Shulamit Nazarian is pleased to present Birthday, a new series of paintings by New York-based artist Bridget Mullen. This will be the artist’s first solo exhibition with the gallery.
The paintings in Birthday utilize two distinct parameters to guide the creation of 32 iterative works: a vertical orientation at an intimate scale of 12 x 9 inches and a visualization of perhaps the ultimate creative act—the moment of birth. Through this consistent scale and thematic hyper focus, the artist employs endless formal variations in composition, color, and paint application. The result is a series of paintings that share a common structure yet champion individuality.
Contrasting colors provoke a visible tension, one that is at times compressed and, in other moments, elastic. Suddenly, abstract shapes come into focus as human anatomies, capable of expressing emotion. Undulating lines of various thicknesses and layered colors squeeze together, revealing peculiar faces and gestures that emerge from a central point. The repetition of thin lines creates a visual stutter of pigment, alluding to the passage of time or rapid movement. As noted by the New York-based painter Michael Stamm in a recent essay on Mullen’s Birthday series, “The paintings are always one absurdist step away from becoming something — an exasperated mom, a monkey shading his eyes with his hands, an art deco dog’s butt. To understand one of Bridget’s paintings is to delight in completing the exquisite corpse of a narrative it has passed one’s way. Her play begets yours.”
Stamm continues, “Bridget embraces a more contemporary idea of the body as a near-totally unstable and immaterial signifier. Having a gendered body is probably a political condition, Bridget’s paintings suggest, but it is definitely a weird one.” Stamm is both a friend of Mullen and a represented artist at Shulamit Nazarian.
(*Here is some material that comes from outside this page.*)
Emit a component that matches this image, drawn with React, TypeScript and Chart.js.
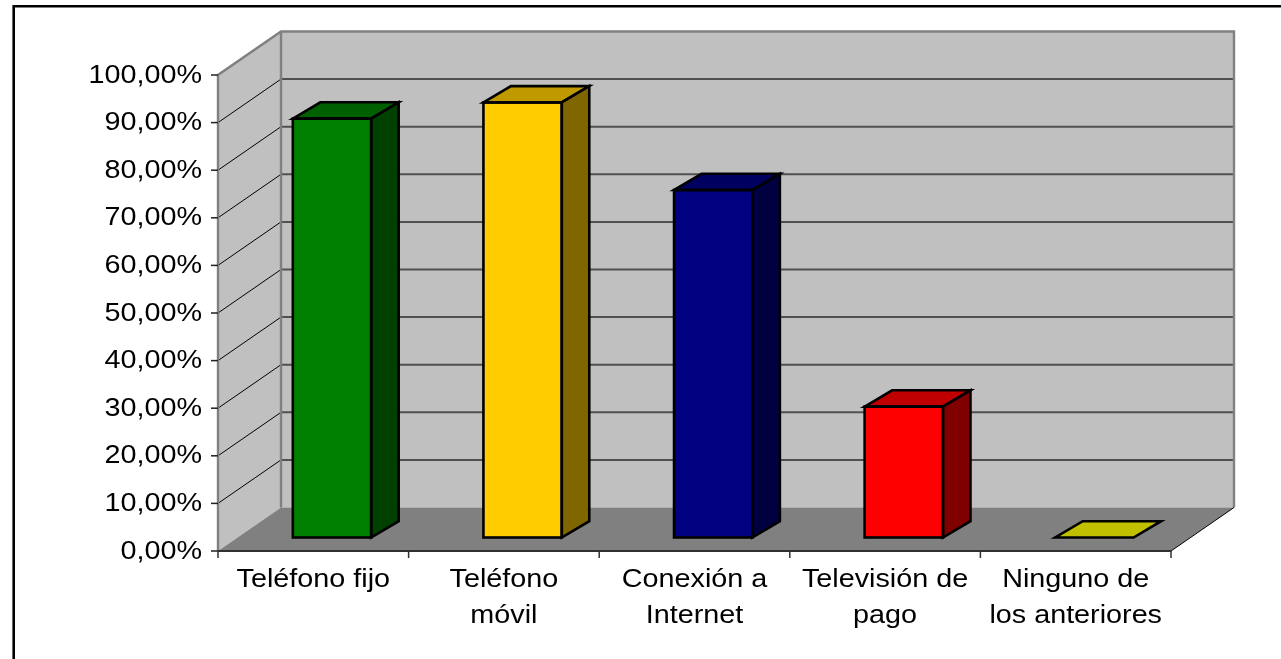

His full essay can be found here.
The works in Birthday build on Mullen’s practice, combining color, decisive mark-making, intuition, and experimentation to conjure psychedelic configurations. Sculptural dimensionality and flatness, representation and abstraction, and solidity and fluidity, serve not as dichotomies within these works, but as two complementary halves of a whole. Together, the forms and figures in Birthday are imbued with a sense of life, pregnant with agency and potential.